A buona ragione s’è definito «epoca del diritto» quel secolo (1150- 1250) che chiude il medioevo, perché dai giorni di un Graziano e di un Irnerio, da quelli che segnarono una notevole ripresa del diritto romano da parte del Barbarossa (simbolo dello spirito del tempo), a nessun’altra ricerca scientifica il mondo aveva mostrato effettivo interesse come allo studio del diritto - il che certo non impedì che l’interesse si tramutasse in pazzia: come dimostra l’aver cominciato, verso la fine del XIII secolo, a mettere in versi le Institutiones di Giustiniano, allo stesso modo che si è fatto ai giorni nostri con la Critica della ragion pura di Kant.

Tale degenerazione indica che nel campo in oggetto non resta più nulla da fare. Non che la scienza del diritto si esaurisse con quel secolo: solo, la materia era stata dai glossatori assiduamente e sempre più sterilmente perorata, e, d’alÍo canto, si schiudevano al rinascimento nascente tanti e infinitamente più importanti spazi scientifici, che la cultura profana non poté più, come al tempo di Federico II, essere identificata con quella giuridica. La scienza giuridica, però, che consiste nello studio delle leggi, conraddistingue la nascita d’uno spirito non teologico, anzi essenzialmente laico.

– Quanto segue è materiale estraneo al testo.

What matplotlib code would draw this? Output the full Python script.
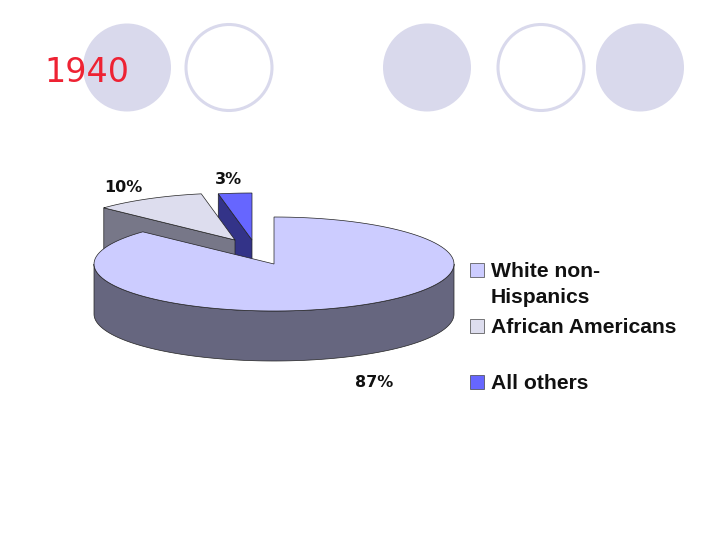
import numpy as np
import matplotlib
matplotlib.use("Agg")
import matplotlib.pyplot as plt
from matplotlib.patches import Circle, Rectangle

title = "1940"
categories = ["White non-\nHispanics", "African Americans", "All others"]
shares = [87, 10, 3]

top_colors = ["#CCCCFF", "#DDDDEE", "#6666FF"]
side_colors = ["#66667F", "#777788", "#333388"]
centers = [(274, 264), (235, 240), (252, 240)]  # explosion offsets included
label_pos = [(374, 387), (123, 192), (228, 184)]
legend_y = [263, 319, 375]
legend_text_y = [277, 333, 389]

RX, RY, DEPTH = 180, 47, 50


def rim(center, a0, a1):
    """Points on the ellipse, angles clockwise from north in degrees."""
    t = np.radians(np.linspace(a0, a1, 120))
    return center[0] + RX * np.sin(t), center[1] - RY * np.cos(t)


def draw_slice(center, a0, a1, top, side, z):
    x, y = rim(center, a0, a1)
    edge = dict(edgecolor="#222222", linewidth=0.5, zorder=z)

    # outer wall, only the front half of the rim shows
    f0, f1 = max(a0, 90), min(a1, 270)
    if f1 > f0:
        fx, fy = rim(center, f0, f1)
        ax.fill(np.r_[fx, fx[::-1]], np.r_[fy, fy[::-1] + DEPTH], facecolor=side, **edge)

    # cut face running from the start of the arc to the apex
    if a0 > 270:
        ax.fill([x[0], center[0], center[0], x[0]],
                [y[0], center[1], center[1] + DEPTH, y[0] + DEPTH], facecolor=side, **edge)

    ax.fill(np.r_[center[0], x], np.r_[center[1], y], facecolor=top, **edge)


fig = plt.figure(figsize=(7.2, 5.4), dpi=100)
ax = fig.add_axes([0, 0, 1, 1])
ax.set_xlim(0, 720)
ax.set_ylim(540, 0)
ax.axis("off")

# slide decoration
for cx, filled in [(127, True), (229, False), (427, True), (541, False), (640, True)]:
    if filled:
        ax.add_patch(Circle((cx, 67.5), 44, facecolor="#D9D9EC", edgecolor="none", zorder=1))
    else:
        ax.add_patch(Circle((cx, 67.5), 43, facecolor="white", edgecolor="#D9D9EC", linewidth=2.2, zorder=1))

ax.text(44, 82, title, color="#EE2233", fontsize=24, family="DejaVu Sans", zorder=2)

# pie, drawn back to front
angles = np.r_[0, np.cumsum(shares)] / sum(shares) * 360
for i, z in [(2, 3), (1, 4), (0, 5)]:
    draw_slice(centers[i], angles[i], angles[i + 1], top_colors[i], side_colors[i], z)

for share, (lx, ly) in zip(shares, label_pos):
    ax.text(lx, ly, f"{share}%", ha="center", va="baseline", fontsize=11.5,
            fontweight="bold", family="DejaVu Sans", color="#111111", zorder=6)

# legend
for cat, color, sy, ty in zip(categories, top_colors, legend_y, legend_text_y):
    ax.add_patch(Rectangle((470, sy), 14, 14, facecolor=color, edgecolor="#444444", linewidth=0.5, zorder=6))
    lines = cat.split("\n")
    for j, line in enumerate(lines):
        ax.text(491, ty + j * 26, line, va="baseline", fontsize=15.2,
                fontweight="bold", family="Liberation Sans", color="#111111", zorder=6)

fig.savefig("out.png", dpi=100, facecolor="white")
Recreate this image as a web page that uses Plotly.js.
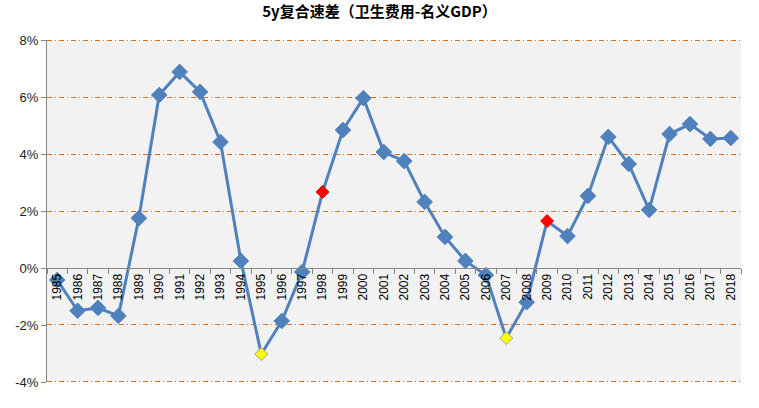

D’altra parte, la chiesa stessa aveva mantenuto, nel campo del diritto, una posizione di guida: tutti i papi più importanti di questo secolo - Alessandro III, Innocenzo III, Onorio III, Gregorio IX, Innocenzo IV - furono giuristi, anzi la conoscenza del diritto canonico diventò elemento essenziale della teologia, o meglio: teologia e scienza giuridica vennero a pericolosi conflitti nell’ambito della chiesa, e la seconda ne patì gravi danni. Sdegnato di ciò, Dante maledisse i Decretali perché papa e cardinali, a furia di studiarli sino a consumarne i «vivagni», dimenticavano Nazareth" (Ernst H. Kantorowicz, Federico II, Imperatore, [Kaiser Friedrich der Zweite, I-II, Berlin 1927-1931] Garzanti, Milano [1976] 1988, pp. 212-213).